Web-Based Tools Can Help Prevent Diagnostic Errors
The Veterans Administration and Kaiser Permanente are using new Web-based decision support tools in an effort to reduce errors and malpractice claims by targeting "the most common lapses in the diagnostic process," the Wall Street Journal reports.
According to studies, diagnostic errors occur in 10% to 30% of health care cases, and typically are caused by flaws in physicians' thinking, health care system glitches, or both. Physicians also can miss diagnoses when patients are seen by several providers who do not communicate, or when patients' complaints are not taken seriously, the Journal reports.

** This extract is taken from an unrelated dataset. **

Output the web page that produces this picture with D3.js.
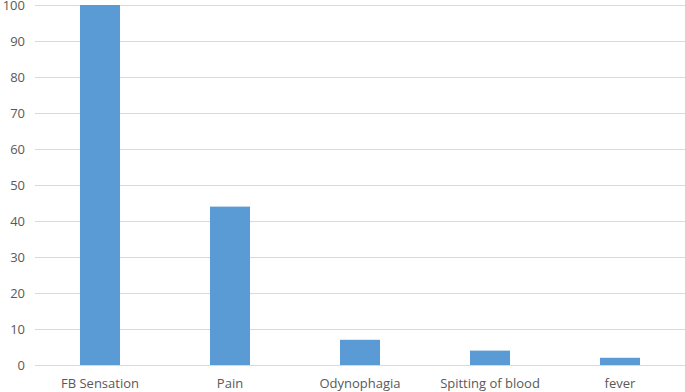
<!DOCTYPE html>
<html lang="en">
<head>
<meta charset="UTF-8">
<title>Symptoms</title>
<style>
    body { margin: 0; background: #fff; }
    text { font-family: "Open Sans", "Noto Sans", sans-serif; fill: #595959; }
</style>
<script src="https://d3js.org/d3.v7.min.js"></script>
</head>
<body>
<script>
// data
const categories = ["FB Sensation", "Pain", "Odynophagia", "Spitting of blood", "fever"];
const values = [100, 44, 7, 4, 2];
const yTicks = [0, 10, 20, 30, 40, 50, 60, 70, 80, 90, 100];

const width = 685, height = 392;
const margin = {top: 5, right: 0, bottom: 27, left: 35};

const svg = d3.select("body").append("svg")
    .attr("width", width)
    .attr("height", height);

const x = d3.scaleBand()
    .domain(categories)
    .range([margin.left, width - margin.right])
    .paddingInner(0.692)
    .paddingOuter(0.346);

const y = d3.scaleLinear()
    .domain([0, 100])
    .range([height - margin.bottom, margin.top]);

// gridlines
svg.append("g")
    .selectAll("line")
    .data(yTicks)
    .join("line")
    .attr("x1", margin.left)
    .attr("x2", width - margin.right)
    .attr("y1", d => y(d) + 0.5)
    .attr("y2", d => y(d) + 0.5)
    .attr("stroke", "#d9d9d9")
    .attr("stroke-width", 1);

// y labels
svg.append("g")
    .selectAll("text")
    .data(yTicks)
    .join("text")
    .attr("x", 25)
    .attr("y", d => y(d))
    .attr("dy", "0.35em")
    .attr("text-anchor", "end")
    .style("font-size", "13px")
    .text(d => d);

// bars
svg.append("g")
    .selectAll("rect")
    .data(values)
    .join("rect")
    .attr("x", (d, i) => x(categories[i]))
    .attr("width", x.bandwidth())
    .attr("y", d => y(d))
    .attr("height", d => y(0) - y(d))
    .attr("fill", "#5b9bd5");

// x labels
svg.append("g")
    .selectAll("text")
    .data(categories)
    .join("text")
    .attr("x", d => x(d) + x.bandwidth() / 2)
    .attr("y", 388)
    .attr("text-anchor", "middle")
    .style("font-size", "13px")
    .text(d => d);
</script>
</body>
</html>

Kaiser and the VA are piloting a Web-based decision support program that provides physicians with an array of possible diagnoses they might not have considered. The program, called Isabel, is named after Isabel Maude, the daughter of co-developer Jason Maude, who was the victim of a diagnostic error when she was 3 years old. After physicians enter symptoms into a computer, the Isabel system -- which already is used by a growing number of hospitals, physician offices and medical-information companies -- provides up to 30 possible diagnoses.
The Isabel system costs hospitals $180 per bed annually, or about $54,000 annually for an average 300-bed hospital. It costs about $500 annually for individual physicians and group practices, the Journal reports.
Some physicians at Kaiser have complained that the system takes extra time and offers too many irrelevant diagnoses. However, a study of Isabel by Mark Graber -- the chief of medical service at the VA Medical Center in Northport, N.Y. -- found that the system offered the correct diagnosis in 98% of the cases. Physicians who use the system throughout the country have noted that it also helps in the training of medical students, the Journal reports.
Kaiser as part of its new electronic health record system also is testing a diagnostic tool for its emergency department. The Web-based system, called the Emergency Medicine Risk Initiative, prompts physicians and nurses to ask a series of questions, order certain tests and document their actions on patients' charts (Landro, Wall Street Journal, 11/29).